▶ [Records provided]:

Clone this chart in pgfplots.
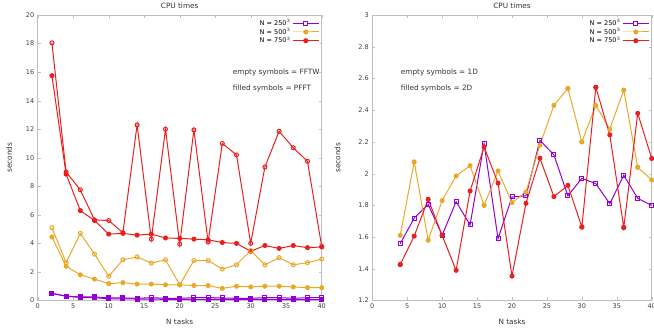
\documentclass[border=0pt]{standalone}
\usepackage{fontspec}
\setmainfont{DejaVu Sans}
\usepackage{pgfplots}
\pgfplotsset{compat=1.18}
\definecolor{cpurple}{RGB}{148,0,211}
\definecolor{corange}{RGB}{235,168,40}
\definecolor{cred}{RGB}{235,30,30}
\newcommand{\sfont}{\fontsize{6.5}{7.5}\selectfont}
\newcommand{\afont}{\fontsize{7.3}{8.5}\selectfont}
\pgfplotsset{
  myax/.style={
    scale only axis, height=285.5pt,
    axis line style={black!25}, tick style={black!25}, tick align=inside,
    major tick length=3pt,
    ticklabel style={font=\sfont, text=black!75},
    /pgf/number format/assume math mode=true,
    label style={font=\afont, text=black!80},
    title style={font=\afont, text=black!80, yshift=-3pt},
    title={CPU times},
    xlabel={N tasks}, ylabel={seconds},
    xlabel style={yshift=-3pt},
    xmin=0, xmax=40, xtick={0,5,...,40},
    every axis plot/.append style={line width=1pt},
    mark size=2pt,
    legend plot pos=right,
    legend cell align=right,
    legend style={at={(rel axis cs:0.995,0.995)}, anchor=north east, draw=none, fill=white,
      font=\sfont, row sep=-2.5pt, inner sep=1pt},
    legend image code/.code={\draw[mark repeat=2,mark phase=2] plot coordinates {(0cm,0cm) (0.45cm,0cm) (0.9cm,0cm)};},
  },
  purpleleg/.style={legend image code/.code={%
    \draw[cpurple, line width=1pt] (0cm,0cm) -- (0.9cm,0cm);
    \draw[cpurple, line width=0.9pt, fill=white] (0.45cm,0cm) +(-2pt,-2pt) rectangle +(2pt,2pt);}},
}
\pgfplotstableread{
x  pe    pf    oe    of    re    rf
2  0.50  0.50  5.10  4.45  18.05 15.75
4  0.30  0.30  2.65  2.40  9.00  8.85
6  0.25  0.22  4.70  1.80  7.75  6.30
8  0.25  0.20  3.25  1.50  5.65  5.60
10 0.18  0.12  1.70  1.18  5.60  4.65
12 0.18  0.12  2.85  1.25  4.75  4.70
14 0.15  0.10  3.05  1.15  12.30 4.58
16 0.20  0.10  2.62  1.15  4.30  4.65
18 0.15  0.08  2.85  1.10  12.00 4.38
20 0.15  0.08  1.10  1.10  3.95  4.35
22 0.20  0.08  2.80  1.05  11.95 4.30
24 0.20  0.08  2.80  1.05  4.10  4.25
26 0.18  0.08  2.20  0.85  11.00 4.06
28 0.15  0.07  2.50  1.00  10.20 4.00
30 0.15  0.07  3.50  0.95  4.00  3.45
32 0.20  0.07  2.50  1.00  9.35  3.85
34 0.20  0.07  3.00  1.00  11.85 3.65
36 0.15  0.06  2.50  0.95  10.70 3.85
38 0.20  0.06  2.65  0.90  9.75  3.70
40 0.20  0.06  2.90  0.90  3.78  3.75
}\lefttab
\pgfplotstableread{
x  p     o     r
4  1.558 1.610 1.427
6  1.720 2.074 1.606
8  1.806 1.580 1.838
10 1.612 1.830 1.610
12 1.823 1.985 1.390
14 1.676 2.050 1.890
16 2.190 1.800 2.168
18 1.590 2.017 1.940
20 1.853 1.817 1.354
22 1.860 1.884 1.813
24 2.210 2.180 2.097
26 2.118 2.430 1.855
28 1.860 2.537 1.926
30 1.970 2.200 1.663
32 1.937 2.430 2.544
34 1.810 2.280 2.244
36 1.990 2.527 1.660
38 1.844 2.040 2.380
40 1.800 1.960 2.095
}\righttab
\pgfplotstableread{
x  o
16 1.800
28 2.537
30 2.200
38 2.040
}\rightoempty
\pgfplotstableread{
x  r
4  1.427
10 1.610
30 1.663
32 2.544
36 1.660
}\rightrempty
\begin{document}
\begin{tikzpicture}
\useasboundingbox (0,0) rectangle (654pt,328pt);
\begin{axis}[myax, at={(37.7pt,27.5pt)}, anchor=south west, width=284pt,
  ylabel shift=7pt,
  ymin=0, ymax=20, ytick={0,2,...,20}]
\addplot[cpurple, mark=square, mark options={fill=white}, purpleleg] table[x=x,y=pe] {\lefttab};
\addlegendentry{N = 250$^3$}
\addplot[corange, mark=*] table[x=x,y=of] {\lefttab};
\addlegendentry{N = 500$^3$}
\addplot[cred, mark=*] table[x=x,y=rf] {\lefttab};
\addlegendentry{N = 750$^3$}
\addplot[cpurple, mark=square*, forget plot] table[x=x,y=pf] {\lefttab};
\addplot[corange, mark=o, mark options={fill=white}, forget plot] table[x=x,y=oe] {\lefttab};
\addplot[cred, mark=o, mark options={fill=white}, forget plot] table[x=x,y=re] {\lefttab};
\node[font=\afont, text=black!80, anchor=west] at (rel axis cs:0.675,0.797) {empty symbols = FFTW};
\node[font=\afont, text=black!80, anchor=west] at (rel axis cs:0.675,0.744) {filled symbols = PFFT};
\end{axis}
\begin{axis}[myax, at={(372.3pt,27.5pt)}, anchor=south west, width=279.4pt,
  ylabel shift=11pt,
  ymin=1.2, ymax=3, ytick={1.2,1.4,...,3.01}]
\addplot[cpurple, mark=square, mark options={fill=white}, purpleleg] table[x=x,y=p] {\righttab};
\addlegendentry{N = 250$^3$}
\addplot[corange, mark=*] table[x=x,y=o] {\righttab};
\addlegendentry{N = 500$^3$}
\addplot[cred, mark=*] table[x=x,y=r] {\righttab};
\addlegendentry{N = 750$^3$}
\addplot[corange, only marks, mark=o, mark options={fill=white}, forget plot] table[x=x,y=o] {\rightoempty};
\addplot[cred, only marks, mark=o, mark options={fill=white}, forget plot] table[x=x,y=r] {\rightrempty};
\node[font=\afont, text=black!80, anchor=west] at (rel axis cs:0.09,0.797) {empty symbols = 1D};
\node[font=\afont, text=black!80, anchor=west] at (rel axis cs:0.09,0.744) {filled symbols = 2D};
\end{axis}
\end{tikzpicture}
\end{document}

==

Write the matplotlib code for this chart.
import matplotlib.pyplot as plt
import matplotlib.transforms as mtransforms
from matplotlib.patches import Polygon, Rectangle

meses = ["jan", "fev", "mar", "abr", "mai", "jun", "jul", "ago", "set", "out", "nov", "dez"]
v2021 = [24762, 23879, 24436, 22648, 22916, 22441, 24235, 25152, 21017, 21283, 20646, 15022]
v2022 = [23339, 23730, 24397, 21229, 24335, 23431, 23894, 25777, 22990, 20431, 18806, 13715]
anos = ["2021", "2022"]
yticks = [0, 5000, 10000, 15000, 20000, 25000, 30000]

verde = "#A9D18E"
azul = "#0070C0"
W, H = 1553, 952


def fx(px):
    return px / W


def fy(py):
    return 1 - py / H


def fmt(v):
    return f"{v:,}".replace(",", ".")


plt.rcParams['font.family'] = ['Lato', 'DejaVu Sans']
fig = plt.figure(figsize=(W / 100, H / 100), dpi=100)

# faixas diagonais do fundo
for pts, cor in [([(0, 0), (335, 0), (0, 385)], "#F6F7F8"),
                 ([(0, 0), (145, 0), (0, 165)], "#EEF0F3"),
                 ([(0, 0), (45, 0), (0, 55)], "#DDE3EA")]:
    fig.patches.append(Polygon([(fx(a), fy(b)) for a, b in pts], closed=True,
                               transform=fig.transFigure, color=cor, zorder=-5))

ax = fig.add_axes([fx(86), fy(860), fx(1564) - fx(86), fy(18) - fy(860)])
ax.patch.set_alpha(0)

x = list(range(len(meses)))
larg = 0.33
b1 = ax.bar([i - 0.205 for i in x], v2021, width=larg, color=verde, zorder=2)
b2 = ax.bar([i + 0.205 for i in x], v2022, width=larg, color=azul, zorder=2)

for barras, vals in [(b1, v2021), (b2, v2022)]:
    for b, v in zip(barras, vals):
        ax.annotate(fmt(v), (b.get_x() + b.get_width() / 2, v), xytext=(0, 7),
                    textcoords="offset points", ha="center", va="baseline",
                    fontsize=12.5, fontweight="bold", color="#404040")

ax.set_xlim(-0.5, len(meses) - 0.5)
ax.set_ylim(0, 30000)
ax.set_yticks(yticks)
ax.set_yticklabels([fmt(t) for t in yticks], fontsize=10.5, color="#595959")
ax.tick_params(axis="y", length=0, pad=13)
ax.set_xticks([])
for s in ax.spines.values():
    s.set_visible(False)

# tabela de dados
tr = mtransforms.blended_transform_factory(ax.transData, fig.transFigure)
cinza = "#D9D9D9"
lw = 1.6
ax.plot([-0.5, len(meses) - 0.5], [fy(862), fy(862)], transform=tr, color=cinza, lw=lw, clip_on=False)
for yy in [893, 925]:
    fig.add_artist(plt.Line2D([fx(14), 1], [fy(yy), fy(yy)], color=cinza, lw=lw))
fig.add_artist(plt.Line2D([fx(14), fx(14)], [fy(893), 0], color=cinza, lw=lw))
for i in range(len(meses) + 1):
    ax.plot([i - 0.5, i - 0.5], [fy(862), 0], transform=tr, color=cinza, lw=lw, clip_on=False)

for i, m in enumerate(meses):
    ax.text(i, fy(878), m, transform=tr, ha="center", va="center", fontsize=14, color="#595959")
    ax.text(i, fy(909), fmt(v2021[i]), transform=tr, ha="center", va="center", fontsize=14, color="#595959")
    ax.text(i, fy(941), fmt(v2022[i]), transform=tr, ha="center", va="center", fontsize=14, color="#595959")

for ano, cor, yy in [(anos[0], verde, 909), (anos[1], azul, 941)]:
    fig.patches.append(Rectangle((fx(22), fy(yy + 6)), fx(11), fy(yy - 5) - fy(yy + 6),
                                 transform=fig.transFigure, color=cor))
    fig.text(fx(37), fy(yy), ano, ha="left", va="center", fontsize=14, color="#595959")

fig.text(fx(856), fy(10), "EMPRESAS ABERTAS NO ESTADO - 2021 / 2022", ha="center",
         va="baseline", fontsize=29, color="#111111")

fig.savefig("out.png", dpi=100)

▶ [What you should do]:
In the records above, find each line with the word "code" and copy it.

▶ [Result of the exercise]:
    legend image code/.code={\draw[mark repeat=2,mark phase=2] plot coordinates {(0cm,0cm) (0.45cm,0cm) (0.9cm,0cm)};},
  purpleleg/.style={legend image code/.code={%
Write the matplotlib code for this chart.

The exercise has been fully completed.